How prepared are we to deal with financial vulnerability?
With the FCA concerned about the number of firms lagging behind on Consumer Duty, what strides need to be made over the next six months to ensure good outcomes for vulnerable customers?

Towards the end of last year, the FCA’s latest Financial Lives survey found that the number of adults with low financial resilience had leapt to 12.9 million – up from 10.7 million in 2020 – with the primary cause thought to be the number who were “heavily burdened by their domestic bills and credit commitments.” The Organisation for Economic Co-operation and Development reported that Britain was suffering the worst cost-of-living crunch of any G7 nation, while The Money and Pensions Service found that over a million Londoners had less than £100 in savings.
In short, 2022 saw a real increase in financial vulnerability, and with the cost-of-living crisis set to continue, we can expect another challenging year in 2023.
Consumer Duty, the FCA’s initiative to ensure better outcomes for vulnerable customers, will be a significant help to those who are at risk. Last summer, firms were given a year to implement the required changes. However, to reduce the chance of a last-minute rush, they were also instructed to create an action plan by the end of October. You would expect, therefore, that as we neared the end of 2022, the majority would be in a strong position to support vulnerable customers. In reality, the readiness of firms was more varied.
Shortly before the October deadline, research carried out by MoneyHub revealed that only 22% of firms thought they were compliant with the upcoming regulations. A further 56% claimed to have no initiatives underway to become compliant.
Fast-forward a few months and a new review by the FCA has raised fresh concerns about the progress of implementation, with some firms still so far behind that they could struggle to comply once the rules come into force. The review states that some "may have considered the requirements superficially or are over-confident that their existing policies and processes will be adequate".
Disappointing as it might seem for some firms to be in this position, it isn’t altogether surprising. Through our own work at Comentis, we see a number of advisers only checking for vulnerability when they already believe something might be wrong, as opposed to carrying out individual assessments at every active service point. This has to change, and it has to do so within the next six months, if firms plan to comply with Consumer Duty. An adviser simply cannot assess whether a vulnerable person has had a good outcome if they don’t know that the person they’re dealing with is vulnerable. They must be equipped to identify vulnerability – and to do so at every stage of the process.
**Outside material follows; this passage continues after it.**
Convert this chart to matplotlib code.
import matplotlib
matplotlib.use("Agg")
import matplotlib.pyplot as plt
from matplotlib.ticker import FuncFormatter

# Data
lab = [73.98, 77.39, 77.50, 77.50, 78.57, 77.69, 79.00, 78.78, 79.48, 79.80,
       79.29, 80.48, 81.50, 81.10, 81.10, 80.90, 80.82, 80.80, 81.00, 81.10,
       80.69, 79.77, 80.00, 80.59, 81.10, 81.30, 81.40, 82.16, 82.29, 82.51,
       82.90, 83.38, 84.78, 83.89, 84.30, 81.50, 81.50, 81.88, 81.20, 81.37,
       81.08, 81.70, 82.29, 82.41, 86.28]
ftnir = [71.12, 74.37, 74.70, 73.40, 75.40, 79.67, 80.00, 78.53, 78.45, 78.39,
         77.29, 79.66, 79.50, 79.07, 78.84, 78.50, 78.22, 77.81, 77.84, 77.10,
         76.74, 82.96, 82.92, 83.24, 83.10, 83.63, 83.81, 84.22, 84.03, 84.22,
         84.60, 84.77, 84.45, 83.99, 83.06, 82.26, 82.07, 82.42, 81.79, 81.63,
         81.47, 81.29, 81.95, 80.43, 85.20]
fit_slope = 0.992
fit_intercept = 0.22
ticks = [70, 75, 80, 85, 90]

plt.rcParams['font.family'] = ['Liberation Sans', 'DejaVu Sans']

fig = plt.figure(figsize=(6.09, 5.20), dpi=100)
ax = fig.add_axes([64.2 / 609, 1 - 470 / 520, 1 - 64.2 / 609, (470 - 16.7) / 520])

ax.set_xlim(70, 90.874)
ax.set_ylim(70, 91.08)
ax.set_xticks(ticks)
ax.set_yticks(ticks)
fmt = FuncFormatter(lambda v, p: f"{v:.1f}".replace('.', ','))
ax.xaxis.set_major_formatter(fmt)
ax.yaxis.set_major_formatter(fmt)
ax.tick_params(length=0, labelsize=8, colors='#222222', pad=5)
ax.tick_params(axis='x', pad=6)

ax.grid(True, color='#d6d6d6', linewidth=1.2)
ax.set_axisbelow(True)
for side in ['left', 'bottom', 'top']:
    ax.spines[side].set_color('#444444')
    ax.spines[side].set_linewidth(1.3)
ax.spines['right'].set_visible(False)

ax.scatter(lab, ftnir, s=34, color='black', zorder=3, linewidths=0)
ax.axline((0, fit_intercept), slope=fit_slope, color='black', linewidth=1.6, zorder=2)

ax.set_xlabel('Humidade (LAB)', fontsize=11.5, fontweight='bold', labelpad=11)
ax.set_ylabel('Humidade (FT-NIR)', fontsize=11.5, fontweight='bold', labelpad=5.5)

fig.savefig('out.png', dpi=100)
What can we expect between now and July?
Help is available for those that are struggling. The FCA has been regularly publishing information for those just getting started, and updating this in response to questions from the community. Elsewhere, various firms and industry bodies have been publishing their own support guides to help advisers get their plans on track.
But training alone won’t be enough. Neither will manually monitoring for potential vulnerabilities. Vulnerability is the foundation on which the Consumer Duty pillars are built, those being product and service, fair pricing, customer support and customer understanding. It’s no good reverse-engineering it into these four areas. Instead, identifying and supporting vulnerable customers has to be as systematic as it is consistent. And for that to be achieved, a third-party specialist platform is the most sure-fire solution.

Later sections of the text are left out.